### Recorded information
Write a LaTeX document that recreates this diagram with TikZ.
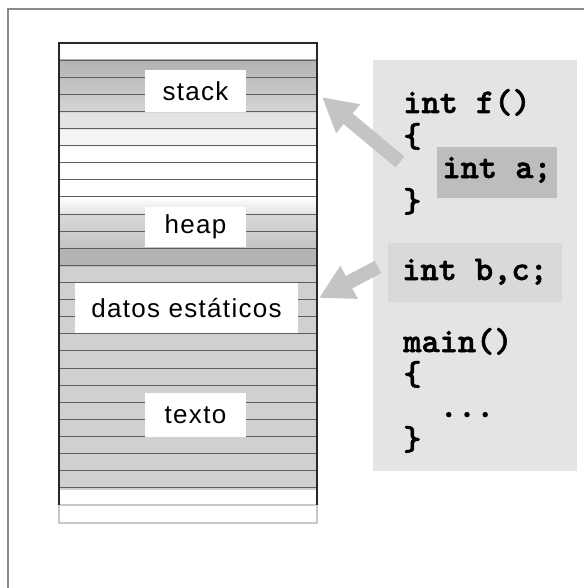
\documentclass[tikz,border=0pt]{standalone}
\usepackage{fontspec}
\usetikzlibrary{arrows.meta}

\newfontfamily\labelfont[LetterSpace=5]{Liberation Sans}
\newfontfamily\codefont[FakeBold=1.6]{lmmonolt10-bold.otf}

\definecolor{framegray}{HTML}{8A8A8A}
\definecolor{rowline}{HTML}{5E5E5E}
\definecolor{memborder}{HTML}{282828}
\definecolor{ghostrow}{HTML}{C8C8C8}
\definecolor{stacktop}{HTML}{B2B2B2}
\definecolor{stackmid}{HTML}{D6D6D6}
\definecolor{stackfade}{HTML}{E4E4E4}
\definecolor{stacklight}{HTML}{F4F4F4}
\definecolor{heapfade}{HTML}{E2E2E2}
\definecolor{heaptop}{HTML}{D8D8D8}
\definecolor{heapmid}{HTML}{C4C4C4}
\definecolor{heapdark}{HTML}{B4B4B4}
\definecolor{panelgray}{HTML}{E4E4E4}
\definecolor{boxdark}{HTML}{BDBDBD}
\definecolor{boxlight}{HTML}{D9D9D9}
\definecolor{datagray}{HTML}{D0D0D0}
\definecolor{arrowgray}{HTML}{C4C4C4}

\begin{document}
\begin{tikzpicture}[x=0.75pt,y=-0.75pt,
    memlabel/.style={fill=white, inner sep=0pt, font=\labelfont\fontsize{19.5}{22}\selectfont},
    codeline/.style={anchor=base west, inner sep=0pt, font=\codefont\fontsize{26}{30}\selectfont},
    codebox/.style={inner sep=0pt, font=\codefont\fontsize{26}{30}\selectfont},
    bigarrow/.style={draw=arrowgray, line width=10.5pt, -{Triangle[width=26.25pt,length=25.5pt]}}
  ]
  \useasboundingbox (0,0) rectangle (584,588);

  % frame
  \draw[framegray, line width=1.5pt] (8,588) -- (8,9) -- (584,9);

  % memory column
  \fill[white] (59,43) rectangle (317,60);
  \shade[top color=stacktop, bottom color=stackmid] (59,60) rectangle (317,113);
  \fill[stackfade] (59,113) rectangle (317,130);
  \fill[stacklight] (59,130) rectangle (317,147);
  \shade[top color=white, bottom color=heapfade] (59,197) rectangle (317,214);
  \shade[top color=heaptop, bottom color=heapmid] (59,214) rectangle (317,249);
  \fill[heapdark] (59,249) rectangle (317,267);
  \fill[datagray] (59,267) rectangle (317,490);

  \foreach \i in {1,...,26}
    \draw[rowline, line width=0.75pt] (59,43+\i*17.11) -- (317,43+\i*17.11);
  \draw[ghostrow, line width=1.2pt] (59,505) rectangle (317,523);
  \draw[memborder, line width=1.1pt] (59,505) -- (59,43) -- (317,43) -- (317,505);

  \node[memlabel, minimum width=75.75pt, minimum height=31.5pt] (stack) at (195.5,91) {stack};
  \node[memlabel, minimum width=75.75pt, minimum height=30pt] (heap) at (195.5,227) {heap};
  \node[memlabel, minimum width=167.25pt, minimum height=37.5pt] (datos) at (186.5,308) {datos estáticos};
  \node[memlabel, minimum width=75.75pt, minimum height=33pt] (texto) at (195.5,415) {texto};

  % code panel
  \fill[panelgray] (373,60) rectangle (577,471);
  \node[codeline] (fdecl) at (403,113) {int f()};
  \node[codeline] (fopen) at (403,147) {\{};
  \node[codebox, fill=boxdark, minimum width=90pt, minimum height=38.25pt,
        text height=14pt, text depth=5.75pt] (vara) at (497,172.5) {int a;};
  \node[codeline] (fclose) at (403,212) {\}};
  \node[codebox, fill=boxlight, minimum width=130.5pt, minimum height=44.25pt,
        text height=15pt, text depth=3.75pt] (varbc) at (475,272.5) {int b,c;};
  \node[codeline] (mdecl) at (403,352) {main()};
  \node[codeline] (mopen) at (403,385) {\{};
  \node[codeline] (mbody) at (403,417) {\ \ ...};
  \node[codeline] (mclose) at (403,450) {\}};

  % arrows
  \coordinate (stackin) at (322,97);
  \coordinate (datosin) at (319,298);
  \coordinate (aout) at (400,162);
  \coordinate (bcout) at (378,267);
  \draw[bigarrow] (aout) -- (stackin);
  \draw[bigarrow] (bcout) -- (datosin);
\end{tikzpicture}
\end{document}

### Description of the task
Each line of the material must be retyped exactly, except that images are omitted.

### Correct response
Write a LaTeX document that recreates this diagram with TikZ.
\documentclass[tikz,border=0pt]{standalone}
\usepackage{fontspec}
\usetikzlibrary{arrows.meta}

\newfontfamily\labelfont[LetterSpace=5]{Liberation Sans}
\newfontfamily\codefont[FakeBold=1.6]{lmmonolt10-bold.otf}

\definecolor{framegray}{HTML}{8A8A8A}
\definecolor{rowline}{HTML}{5E5E5E}
\definecolor{memborder}{HTML}{282828}
\definecolor{ghostrow}{HTML}{C8C8C8}
\definecolor{stacktop}{HTML}{B2B2B2}
\definecolor{stackmid}{HTML}{D6D6D6}
\definecolor{stackfade}{HTML}{E4E4E4}
\definecolor{stacklight}{HTML}{F4F4F4}
\definecolor{heapfade}{HTML}{E2E2E2}
\definecolor{heaptop}{HTML}{D8D8D8}
\definecolor{heapmid}{HTML}{C4C4C4}
\definecolor{heapdark}{HTML}{B4B4B4}
\definecolor{panelgray}{HTML}{E4E4E4}
\definecolor{boxdark}{HTML}{BDBDBD}
\definecolor{boxlight}{HTML}{D9D9D9}
\definecolor{datagray}{HTML}{D0D0D0}
\definecolor{arrowgray}{HTML}{C4C4C4}

\begin{document}
\begin{tikzpicture}[x=0.75pt,y=-0.75pt,
    memlabel/.style={fill=white, inner sep=0pt, font=\labelfont\fontsize{19.5}{22}\selectfont},
    codeline/.style={anchor=base west, inner sep=0pt, font=\codefont\fontsize{26}{30}\selectfont},
    codebox/.style={inner sep=0pt, font=\codefont\fontsize{26}{30}\selectfont},
    bigarrow/.style={draw=arrowgray, line width=10.5pt, -{Triangle[width=26.25pt,length=25.5pt]}}
  ]
  \useasboundingbox (0,0) rectangle (584,588);

  % frame
  \draw[framegray, line width=1.5pt] (8,588) -- (8,9) -- (584,9);

  % memory column
  \fill[white] (59,43) rectangle (317,60);
  \shade[top color=stacktop, bottom color=stackmid] (59,60) rectangle (317,113);
  \fill[stackfade] (59,113) rectangle (317,130);
  \fill[stacklight] (59,130) rectangle (317,147);
  \shade[top color=white, bottom color=heapfade] (59,197) rectangle (317,214);
  \shade[top color=heaptop, bottom color=heapmid] (59,214) rectangle (317,249);
  \fill[heapdark] (59,249) rectangle (317,267);
  \fill[datagray] (59,267) rectangle (317,490);

  \foreach \i in {1,...,26}
    \draw[rowline, line width=0.75pt] (59,43+\i*17.11) -- (317,43+\i*17.11);
  \draw[ghostrow, line width=1.2pt] (59,505) rectangle (317,523);
  \draw[memborder, line width=1.1pt] (59,505) -- (59,43) -- (317,43) -- (317,505);

  \node[memlabel, minimum width=75.75pt, minimum height=31.5pt] (stack) at (195.5,91) {stack};
  \node[memlabel, minimum width=75.75pt, minimum height=30pt] (heap) at (195.5,227) {heap};
  \node[memlabel, minimum width=167.25pt, minimum height=37.5pt] (datos) at (186.5,308) {datos estáticos};
  \node[memlabel, minimum width=75.75pt, minimum height=33pt] (texto) at (195.5,415) {texto};

  % code panel
  \fill[panelgray] (373,60) rectangle (577,471);
  \node[codeline] (fdecl) at (403,113) {int f()};
  \node[codeline] (fopen) at (403,147) {\{};
  \node[codebox, fill=boxdark, minimum width=90pt, minimum height=38.25pt,
        text height=14pt, text depth=5.75pt] (vara) at (497,172.5) {int a;};
  \node[codeline] (fclose) at (403,212) {\}};
  \node[codebox, fill=boxlight, minimum width=130.5pt, minimum height=44.25pt,
        text height=15pt, text depth=3.75pt] (varbc) at (475,272.5) {int b,c;};
  \node[codeline] (mdecl) at (403,352) {main()};
  \node[codeline] (mopen) at (403,385) {\{};
  \node[codeline] (mbody) at (403,417) {\ \ ...};
  \node[codeline] (mclose) at (403,450) {\}};

  % arrows
  \coordinate (stackin) at (322,97);
  \coordinate (datosin) at (319,298);
  \coordinate (aout) at (400,162);
  \coordinate (bcout) at (378,267);
  \draw[bigarrow] (aout) -- (stackin);
  \draw[bigarrow] (bcout) -- (datosin);
\end{tikzpicture}
\end{document}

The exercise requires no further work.